The Irish are hitting back. I sense a quick Gaelic tongue behind a spate of English hate jokes doing the rounds.
An example:
Q.: Why do employers want to have pommy shop stewards exempted from the morning and afternoon tea breaks?
A.: The cost of retraining is exorbitant.

4-: From Dragging out the Red peril, by Richard Hall, published in The Bulletin (Sydney, New South Wales, Australia) of Saturday 19th July 1975:

The tensions and conflicts in the factories of our contemporary society are not the product of sinister agitators or Pommie shop stewards (singling out the shop steward movement for the scapegoat, along with the sinister Communist, is the present manifestation of the refusal of some of our industrialists to face problems of the factory floor.)

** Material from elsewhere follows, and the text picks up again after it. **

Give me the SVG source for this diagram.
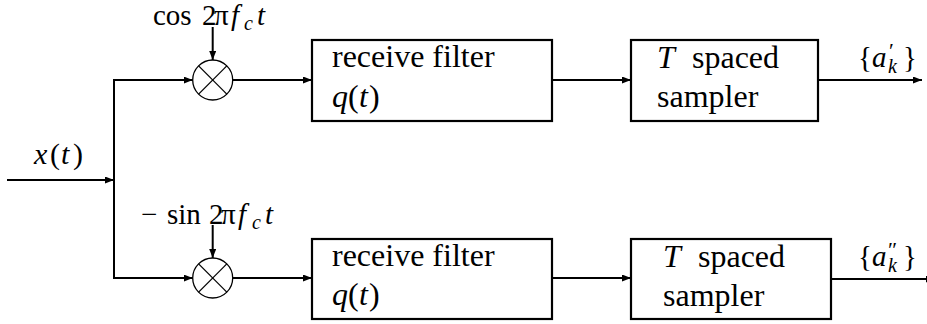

One thought on “‘Pommy shop steward’: meaning and origin

  1. This is an interesting phrase indeed. As the text indicates the phrase refers to a situation of political tension regarding labour relations. The pommy shop steward was more of a political activist than the typical Aussie and they ‘led the charge’. With all the zeal of the migrant.
    It has overtones reflecting upon the mindset of the typical Aussie: saying something about the Aussie culture at least then, perhaps now.
    There is in Aussie parlance the word ‘urger’. People get called ‘urgers’. It is in use far more – or used to be – than in other English speaking countries. It was almost a common epithet.
    It refers to people who persuade other people to do things that the urger himself would be frightened to do, perhaps things of mischief, perhaps things of common good but fraught with peril and most often generally things that put the urged in some jeopardy: hence an ‘urger’ was primarily in the first instance a threat.
    But back in the days of the pommy shop stewart the Aussies were very largely ‘urgers’. They urged these ‘new chum’ people into the union and then they urged them into the high profile and precarious positions of shop stewards.
    It can depend how you look at it: the Aussies were ‘behind them’ you could say or the Aussies were ‘a bunch of urgers’ you could say. Both at once perhaps.
    Point is it was all very interesting and nationally significance. The poms were urged into prominence, they took the positions and fought well, they were backed by sufficient numbers of Aussies (far, far, far more than back Julian Assange for instance) and working conditions in Australia changed for the better.